SAMUEL: He stopped by Georgia Power's Plant Vogtle near Georgia's border with South Carolina to tout the construction of two new reactors as a critical part of President Obama's energy strategy. They're the first next generation nuclear reactors to be built in the country in three decades. The partial meltdown at Pennsylvania's Three Mile Island in 1979 had stopped the industry from expanding. By the early 2000s, that accident and the meltdown at Chernobyl were distant memories. Paul Murphy is with the law firm Gowling WLG. He specializes in the nuclear industry.
PAUL MURPHY: On top of that, people were projecting significant growth in power demand, energy demand.
SAMUEL: Nuclear construction is expensive and takes a long time. But once it's up and running, it's cheap, reliable electricity. And it doesn't generate the greenhouse gas emissions that contribute to climate change. So nuclear power seemed like a good idea. Utilities around the country started applying to the federal government for permission to build new reactors.
MARILYN BROWN: I thought that it was going to be a very good thing for the Southern economy.
SAMUEL: That's Marilyn Brown, a public policy professor at Georgia Tech. In Georgia and South Carolina, power companies got to work building a new type of reactor that was supposed to be safer and cheaper. All good? Not quite. First, came the global financial crisis that flattened the demand for electricity.
BROWN: Then the boom in unconventional natural gas occurred.
SAMUEL: Brown's talking about fracking, which flooded the market with cheap natural gas. Renewable energy, especially wind power, also got more competitive.
BROWN: And that meant that it really, if you were to go back and reappraise the nuclear investment, they probably would not have been approved or might not have been approved.
SAMUEL: Both the Georgia and South Carolina projects racked up billions in cost overruns and delays. Then earlier this year, Westinghouse, the company building the nuclear units, went bankrupt. Westinghouse blamed the high construction costs at those two plants. It was too much for the South Carolina utilities, which scrapped the project this week. Stan Wise is the chairman of the Georgia Public Service Commission which regulates Georgia Power.
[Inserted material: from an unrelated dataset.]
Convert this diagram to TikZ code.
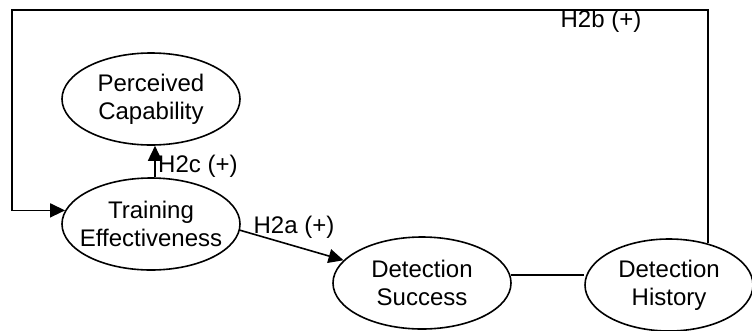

STAN WISE: Now Vogtle's the last kid on the block.
SAMUEL: Georgia Power customers have been paying for the new reactors out of their monthly power bills since 2011. Wise says Georgia Power is in a better financial situation than the South Carolina utilities.
WISE: I'm still a proponent of nuclear. I'm going to keep my powder dry in the coming weeks and months as we decide whether or not to continue this project.
SAMUEL: Georgia Power says it will propose whether or not to finish Vogtle later this month. Marilyn Brown at Georgia Tech says she hopes that plant Vogtle's completed.
BROWN: If these plans can't be continued, then where would you build the next one? Is that the demise of the industry?